There are several pitfalls that practitioners should be aware of when considering the use of a QDT:

  • There is no relief for a late-filed election. If an election is not filed on time, the trust will not be a QDT for that taxation year and income taxed in the trust will be taxed at the top marginal rate.
  • The QDT definition specifically requires that electing beneficiaries be named beneficiaries in the instrument under which the trust was created; however, this may not always be the case with a testamentary trust. Often testamentary trusts refer to “my issue” or “my children”. Such references are not sufficient to meet the QDT definition. This is an issue, in particular, for individuals who are not yet born at the time a will is drafted or who become disabled later in life. A beneficiary who is not specifically named in the testamentary trust will not be able to benefit from the trust being a QDT.
  • This tax credit, under paragraphs 118.3(1)(a) and (b) of the Tax Act, may not be available to all disabled individuals. For example, not all individuals who qualify for provincial disability benefits also qualify for the disability tax credit. Such individuals will not be able to benefit from the QDT designation.
  • A QDT may be subject to a recovery tax under subsection 122(2) in respect of a previous year. The intent of the recovery tax is to claw-back tax savings for income taxed at graduated rates that is subsequently distributed as capital to a non-electing beneficiary. The formula for the calculation of the recovery tax is somewhat complicated, however, it effectively equals the amount of tax that would have been paid in a previous year if the trust had been subject to the highest marginal rate and taxable income for that year excluded amounts that were subsequently distributed as capital to the electing beneficiary.

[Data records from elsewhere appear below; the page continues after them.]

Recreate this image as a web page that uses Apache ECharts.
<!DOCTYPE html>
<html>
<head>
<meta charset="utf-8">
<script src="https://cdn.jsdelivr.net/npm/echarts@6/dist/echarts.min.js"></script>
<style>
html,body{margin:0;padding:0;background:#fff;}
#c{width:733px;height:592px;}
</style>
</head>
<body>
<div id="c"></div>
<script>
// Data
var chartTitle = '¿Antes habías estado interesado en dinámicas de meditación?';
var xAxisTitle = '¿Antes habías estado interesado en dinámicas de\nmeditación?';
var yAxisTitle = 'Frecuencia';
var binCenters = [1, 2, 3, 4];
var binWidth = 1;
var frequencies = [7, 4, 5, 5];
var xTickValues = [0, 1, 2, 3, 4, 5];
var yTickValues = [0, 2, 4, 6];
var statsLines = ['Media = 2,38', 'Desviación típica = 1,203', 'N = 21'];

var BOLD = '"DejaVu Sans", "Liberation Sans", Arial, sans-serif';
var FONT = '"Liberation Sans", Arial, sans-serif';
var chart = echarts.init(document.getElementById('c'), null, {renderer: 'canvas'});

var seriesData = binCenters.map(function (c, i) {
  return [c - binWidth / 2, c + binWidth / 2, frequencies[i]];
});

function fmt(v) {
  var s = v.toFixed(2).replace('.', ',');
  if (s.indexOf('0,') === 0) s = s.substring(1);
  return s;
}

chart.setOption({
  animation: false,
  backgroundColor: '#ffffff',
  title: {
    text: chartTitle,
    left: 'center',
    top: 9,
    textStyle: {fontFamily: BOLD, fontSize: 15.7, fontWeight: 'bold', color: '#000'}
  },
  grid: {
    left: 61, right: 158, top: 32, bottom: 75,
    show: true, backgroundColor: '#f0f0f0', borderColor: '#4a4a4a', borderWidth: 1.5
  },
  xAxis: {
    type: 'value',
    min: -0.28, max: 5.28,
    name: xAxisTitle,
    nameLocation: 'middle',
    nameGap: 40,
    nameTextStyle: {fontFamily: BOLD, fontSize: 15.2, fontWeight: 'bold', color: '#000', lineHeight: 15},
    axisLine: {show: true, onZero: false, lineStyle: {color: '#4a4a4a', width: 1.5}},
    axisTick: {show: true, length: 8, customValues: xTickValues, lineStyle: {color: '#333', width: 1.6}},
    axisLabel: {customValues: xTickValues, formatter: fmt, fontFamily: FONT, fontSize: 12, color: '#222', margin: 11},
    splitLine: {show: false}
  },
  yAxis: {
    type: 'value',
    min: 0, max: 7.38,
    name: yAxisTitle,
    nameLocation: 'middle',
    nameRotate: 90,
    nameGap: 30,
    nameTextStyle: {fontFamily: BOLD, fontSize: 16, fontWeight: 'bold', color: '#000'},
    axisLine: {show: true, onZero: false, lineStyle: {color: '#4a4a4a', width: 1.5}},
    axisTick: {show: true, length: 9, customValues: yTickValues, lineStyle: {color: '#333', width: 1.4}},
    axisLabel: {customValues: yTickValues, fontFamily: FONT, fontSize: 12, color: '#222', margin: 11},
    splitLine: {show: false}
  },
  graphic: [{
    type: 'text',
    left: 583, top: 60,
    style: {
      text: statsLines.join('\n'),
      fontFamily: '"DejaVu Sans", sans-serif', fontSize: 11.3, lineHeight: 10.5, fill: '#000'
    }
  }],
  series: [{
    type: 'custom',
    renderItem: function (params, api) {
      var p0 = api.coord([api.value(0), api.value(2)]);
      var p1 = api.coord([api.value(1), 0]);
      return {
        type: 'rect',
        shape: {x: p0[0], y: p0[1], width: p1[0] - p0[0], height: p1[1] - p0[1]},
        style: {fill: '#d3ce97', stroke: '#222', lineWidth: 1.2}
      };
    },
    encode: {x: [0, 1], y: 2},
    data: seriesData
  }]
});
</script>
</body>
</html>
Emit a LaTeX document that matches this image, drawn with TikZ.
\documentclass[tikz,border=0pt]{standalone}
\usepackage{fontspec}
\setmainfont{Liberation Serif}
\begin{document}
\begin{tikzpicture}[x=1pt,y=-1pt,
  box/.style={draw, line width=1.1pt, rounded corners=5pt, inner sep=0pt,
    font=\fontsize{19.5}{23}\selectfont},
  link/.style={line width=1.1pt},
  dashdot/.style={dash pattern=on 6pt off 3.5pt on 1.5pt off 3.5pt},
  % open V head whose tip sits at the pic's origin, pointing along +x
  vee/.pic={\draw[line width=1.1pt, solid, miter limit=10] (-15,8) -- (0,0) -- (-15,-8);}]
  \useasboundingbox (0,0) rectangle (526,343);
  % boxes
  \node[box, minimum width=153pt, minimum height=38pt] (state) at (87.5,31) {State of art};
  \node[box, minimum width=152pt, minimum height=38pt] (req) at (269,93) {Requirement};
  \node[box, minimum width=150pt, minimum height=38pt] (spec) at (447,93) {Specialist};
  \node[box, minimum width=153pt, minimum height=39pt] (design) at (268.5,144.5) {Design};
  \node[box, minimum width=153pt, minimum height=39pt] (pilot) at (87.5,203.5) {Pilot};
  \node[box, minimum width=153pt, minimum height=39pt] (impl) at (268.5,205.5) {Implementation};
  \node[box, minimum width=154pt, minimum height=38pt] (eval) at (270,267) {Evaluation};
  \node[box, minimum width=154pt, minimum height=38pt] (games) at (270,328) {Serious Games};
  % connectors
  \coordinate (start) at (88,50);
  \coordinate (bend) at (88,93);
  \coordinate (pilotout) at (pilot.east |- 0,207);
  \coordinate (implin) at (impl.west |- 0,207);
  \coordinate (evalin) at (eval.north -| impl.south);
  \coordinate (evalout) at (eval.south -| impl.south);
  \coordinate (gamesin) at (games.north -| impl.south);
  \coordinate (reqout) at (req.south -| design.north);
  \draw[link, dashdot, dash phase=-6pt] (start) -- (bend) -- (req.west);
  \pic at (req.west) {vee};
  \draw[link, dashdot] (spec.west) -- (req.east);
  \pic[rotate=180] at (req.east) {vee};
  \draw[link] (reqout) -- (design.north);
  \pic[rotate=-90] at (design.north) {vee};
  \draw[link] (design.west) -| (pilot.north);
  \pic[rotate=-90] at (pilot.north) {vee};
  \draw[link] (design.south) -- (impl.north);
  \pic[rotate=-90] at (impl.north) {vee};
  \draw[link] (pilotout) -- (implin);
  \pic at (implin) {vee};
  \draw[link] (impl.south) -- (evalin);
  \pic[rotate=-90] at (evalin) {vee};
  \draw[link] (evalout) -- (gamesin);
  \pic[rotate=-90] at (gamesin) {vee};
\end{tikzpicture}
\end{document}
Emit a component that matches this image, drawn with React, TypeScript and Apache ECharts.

A QDT will be subject to the recovery tax under the following circumstances: (i) none of the beneficiaries at the end of the trust year were an electing beneficiary for a preceding year, (ii) the trust ceased to be resident in Canada, or (iii) a capital distribution is made to a non-electing beneficiary. There are several issues to note regarding the recovery tax. The first condition applies to the year in which a qualifying beneficiary passes away and in such year, the recovery tax will apply. In addition, special attention must be paid to the administration of the trust to ensure that its mind and management are in Canada so that it does not become a non-resident trust, triggering the recovery tax under the second condition. Finally, if there will be multiple beneficiaries of the trust and not all such beneficiaries are disabled, then consideration should be given to the terms of the trust in allowing capital contributions to non-electing beneficiaries. One might consider setting aside a separate trust or trusts for such individuals so that capital can still be distributed to those beneficiaries without the concern of the recovery tax applying.

Planning Strategies

Below are some strategies that might be considered when planning for the use of a QDT:

  • An electing beneficiary may only make the election with one trust for each taxation year. This is something that should be taken into account during planning. For example if both parents wills establish a testamentary Henson trust for their disabled child, the child will only be able to make the election for one of the two Henson trusts. So, for example, if each trust generates $25,000 in income each year ($50,000 total), only one of the trusts can be a QDT, so only $25,000 qualifies to be taxed at the graduated rates within the ADT. The other $25,000 will be taxed at the highest marginal rate.
  • In making the joint election with an electing beneficiary to be a QDT, such election may be difficult to make in the case where an electing beneficiary does not have the capacity to make such an election. In such a case, a court appointed guardian may be required in order to successfully make the election.
  • Life insurance trusts may be QDTs. As proceeds of life insurance may be significant, it would be prudent to consider whether such trust should be designated as the QDT
  • If a spouse is eligible for the disability tax credit, it is possible for a testamentary spousal trust to qualify as a QDT.